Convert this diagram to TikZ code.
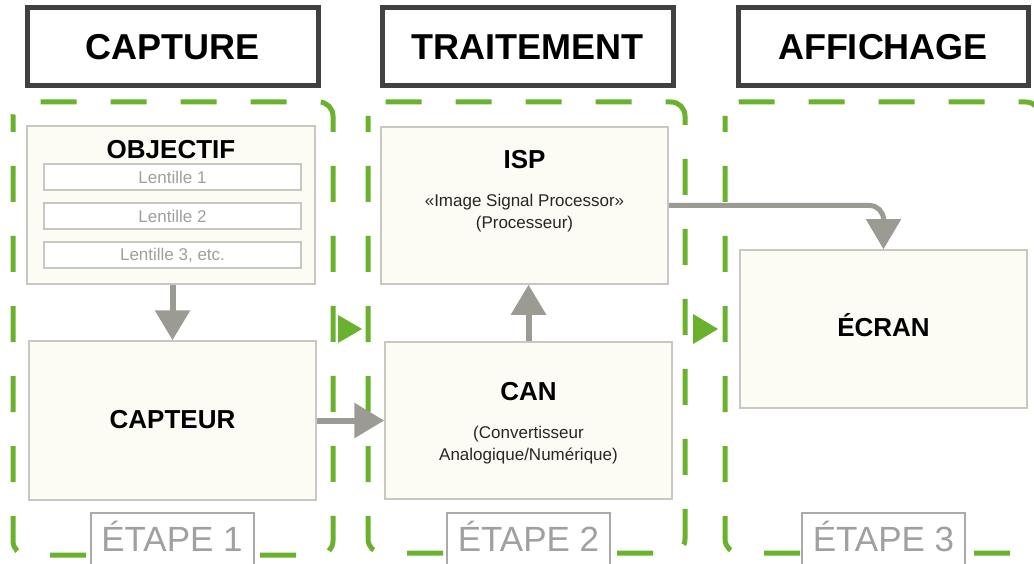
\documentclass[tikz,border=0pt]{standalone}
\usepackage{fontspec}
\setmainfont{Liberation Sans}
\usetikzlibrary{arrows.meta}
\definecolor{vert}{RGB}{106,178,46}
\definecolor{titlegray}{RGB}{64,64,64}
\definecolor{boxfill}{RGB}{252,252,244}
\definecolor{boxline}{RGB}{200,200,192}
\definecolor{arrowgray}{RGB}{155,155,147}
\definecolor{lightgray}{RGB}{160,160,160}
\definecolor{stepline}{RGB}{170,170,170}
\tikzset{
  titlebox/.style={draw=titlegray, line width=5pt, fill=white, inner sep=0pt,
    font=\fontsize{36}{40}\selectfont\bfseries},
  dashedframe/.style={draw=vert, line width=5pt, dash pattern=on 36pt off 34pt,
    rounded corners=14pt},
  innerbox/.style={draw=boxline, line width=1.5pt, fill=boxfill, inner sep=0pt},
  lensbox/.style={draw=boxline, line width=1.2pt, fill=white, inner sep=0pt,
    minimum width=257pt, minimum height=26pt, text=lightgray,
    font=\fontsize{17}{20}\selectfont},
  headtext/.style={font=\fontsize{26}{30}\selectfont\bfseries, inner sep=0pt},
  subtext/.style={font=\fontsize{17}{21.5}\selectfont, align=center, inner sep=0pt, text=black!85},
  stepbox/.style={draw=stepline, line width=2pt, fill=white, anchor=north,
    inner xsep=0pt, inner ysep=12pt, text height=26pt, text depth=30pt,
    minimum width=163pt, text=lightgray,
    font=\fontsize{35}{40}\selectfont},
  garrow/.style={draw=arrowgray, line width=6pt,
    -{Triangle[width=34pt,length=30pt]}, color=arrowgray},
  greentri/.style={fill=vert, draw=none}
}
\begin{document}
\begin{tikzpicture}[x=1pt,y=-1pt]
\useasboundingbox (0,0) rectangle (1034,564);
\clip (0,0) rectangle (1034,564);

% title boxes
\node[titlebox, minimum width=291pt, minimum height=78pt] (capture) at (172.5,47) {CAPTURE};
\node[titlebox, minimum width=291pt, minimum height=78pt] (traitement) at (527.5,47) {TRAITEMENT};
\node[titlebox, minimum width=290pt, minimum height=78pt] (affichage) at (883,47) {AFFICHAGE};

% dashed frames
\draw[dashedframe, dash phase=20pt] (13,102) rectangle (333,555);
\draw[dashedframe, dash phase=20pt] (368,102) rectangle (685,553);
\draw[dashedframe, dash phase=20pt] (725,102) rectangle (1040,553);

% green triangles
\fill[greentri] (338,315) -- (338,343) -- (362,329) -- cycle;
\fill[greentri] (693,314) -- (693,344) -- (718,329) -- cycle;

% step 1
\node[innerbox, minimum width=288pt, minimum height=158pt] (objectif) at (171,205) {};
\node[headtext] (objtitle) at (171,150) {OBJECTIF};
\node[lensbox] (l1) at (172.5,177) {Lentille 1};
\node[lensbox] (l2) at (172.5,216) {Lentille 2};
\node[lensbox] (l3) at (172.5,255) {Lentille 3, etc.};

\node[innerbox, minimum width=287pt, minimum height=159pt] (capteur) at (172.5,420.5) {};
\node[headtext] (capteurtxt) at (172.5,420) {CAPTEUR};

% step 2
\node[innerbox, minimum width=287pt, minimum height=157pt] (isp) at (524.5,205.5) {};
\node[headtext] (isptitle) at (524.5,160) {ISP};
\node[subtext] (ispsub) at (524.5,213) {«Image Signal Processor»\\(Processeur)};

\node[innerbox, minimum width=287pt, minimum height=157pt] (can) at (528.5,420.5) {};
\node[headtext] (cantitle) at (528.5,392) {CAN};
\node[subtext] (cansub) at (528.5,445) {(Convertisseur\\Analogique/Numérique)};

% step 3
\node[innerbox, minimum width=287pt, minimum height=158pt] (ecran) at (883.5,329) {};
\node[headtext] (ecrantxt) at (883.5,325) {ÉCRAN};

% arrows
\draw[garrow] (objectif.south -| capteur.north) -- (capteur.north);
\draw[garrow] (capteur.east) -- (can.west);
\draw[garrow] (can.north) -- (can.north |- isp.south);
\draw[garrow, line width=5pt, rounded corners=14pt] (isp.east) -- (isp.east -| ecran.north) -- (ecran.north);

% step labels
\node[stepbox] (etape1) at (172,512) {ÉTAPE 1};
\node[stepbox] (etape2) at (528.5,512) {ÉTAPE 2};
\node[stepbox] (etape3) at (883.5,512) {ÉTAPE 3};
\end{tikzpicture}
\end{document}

::::::

== WORK TO BE COMPLETED ==
Reproduce the material above in full, exactly, with no images.

== SOLUTION FOR THIS TASK ==
Convert this diagram to TikZ code.
\documentclass[tikz,border=0pt]{standalone}
\usepackage{fontspec}
\setmainfont{Liberation Sans}
\usetikzlibrary{arrows.meta}
\definecolor{vert}{RGB}{106,178,46}
\definecolor{titlegray}{RGB}{64,64,64}
\definecolor{boxfill}{RGB}{252,252,244}
\definecolor{boxline}{RGB}{200,200,192}
\definecolor{arrowgray}{RGB}{155,155,147}
\definecolor{lightgray}{RGB}{160,160,160}
\definecolor{stepline}{RGB}{170,170,170}
\tikzset{
  titlebox/.style={draw=titlegray, line width=5pt, fill=white, inner sep=0pt,
    font=\fontsize{36}{40}\selectfont\bfseries},
  dashedframe/.style={draw=vert, line width=5pt, dash pattern=on 36pt off 34pt,
    rounded corners=14pt},
  innerbox/.style={draw=boxline, line width=1.5pt, fill=boxfill, inner sep=0pt},
  lensbox/.style={draw=boxline, line width=1.2pt, fill=white, inner sep=0pt,
    minimum width=257pt, minimum height=26pt, text=lightgray,
    font=\fontsize{17}{20}\selectfont},
  headtext/.style={font=\fontsize{26}{30}\selectfont\bfseries, inner sep=0pt},
  subtext/.style={font=\fontsize{17}{21.5}\selectfont, align=center, inner sep=0pt, text=black!85},
  stepbox/.style={draw=stepline, line width=2pt, fill=white, anchor=north,
    inner xsep=0pt, inner ysep=12pt, text height=26pt, text depth=30pt,
    minimum width=163pt, text=lightgray,
    font=\fontsize{35}{40}\selectfont},
  garrow/.style={draw=arrowgray, line width=6pt,
    -{Triangle[width=34pt,length=30pt]}, color=arrowgray},
  greentri/.style={fill=vert, draw=none}
}
\begin{document}
\begin{tikzpicture}[x=1pt,y=-1pt]
\useasboundingbox (0,0) rectangle (1034,564);
\clip (0,0) rectangle (1034,564);

% title boxes
\node[titlebox, minimum width=291pt, minimum height=78pt] (capture) at (172.5,47) {CAPTURE};
\node[titlebox, minimum width=291pt, minimum height=78pt] (traitement) at (527.5,47) {TRAITEMENT};
\node[titlebox, minimum width=290pt, minimum height=78pt] (affichage) at (883,47) {AFFICHAGE};

% dashed frames
\draw[dashedframe, dash phase=20pt] (13,102) rectangle (333,555);
\draw[dashedframe, dash phase=20pt] (368,102) rectangle (685,553);
\draw[dashedframe, dash phase=20pt] (725,102) rectangle (1040,553);

% green triangles
\fill[greentri] (338,315) -- (338,343) -- (362,329) -- cycle;
\fill[greentri] (693,314) -- (693,344) -- (718,329) -- cycle;

% step 1
\node[innerbox, minimum width=288pt, minimum height=158pt] (objectif) at (171,205) {};
\node[headtext] (objtitle) at (171,150) {OBJECTIF};
\node[lensbox] (l1) at (172.5,177) {Lentille 1};
\node[lensbox] (l2) at (172.5,216) {Lentille 2};
\node[lensbox] (l3) at (172.5,255) {Lentille 3, etc.};

\node[innerbox, minimum width=287pt, minimum height=159pt] (capteur) at (172.5,420.5) {};
\node[headtext] (capteurtxt) at (172.5,420) {CAPTEUR};

% step 2
\node[innerbox, minimum width=287pt, minimum height=157pt] (isp) at (524.5,205.5) {};
\node[headtext] (isptitle) at (524.5,160) {ISP};
\node[subtext] (ispsub) at (524.5,213) {«Image Signal Processor»\\(Processeur)};

\node[innerbox, minimum width=287pt, minimum height=157pt] (can) at (528.5,420.5) {};
\node[headtext] (cantitle) at (528.5,392) {CAN};
\node[subtext] (cansub) at (528.5,445) {(Convertisseur\\Analogique/Numérique)};

% step 3
\node[innerbox, minimum width=287pt, minimum height=158pt] (ecran) at (883.5,329) {};
\node[headtext] (ecrantxt) at (883.5,325) {ÉCRAN};

% arrows
\draw[garrow] (objectif.south -| capteur.north) -- (capteur.north);
\draw[garrow] (capteur.east) -- (can.west);
\draw[garrow] (can.north) -- (can.north |- isp.south);
\draw[garrow, line width=5pt, rounded corners=14pt] (isp.east) -- (isp.east -| ecran.north) -- (ecran.north);

% step labels
\node[stepbox] (etape1) at (172,512) {ÉTAPE 1};
\node[stepbox] (etape2) at (528.5,512) {ÉTAPE 2};
\node[stepbox] (etape3) at (883.5,512) {ÉTAPE 3};
\end{tikzpicture}
\end{document}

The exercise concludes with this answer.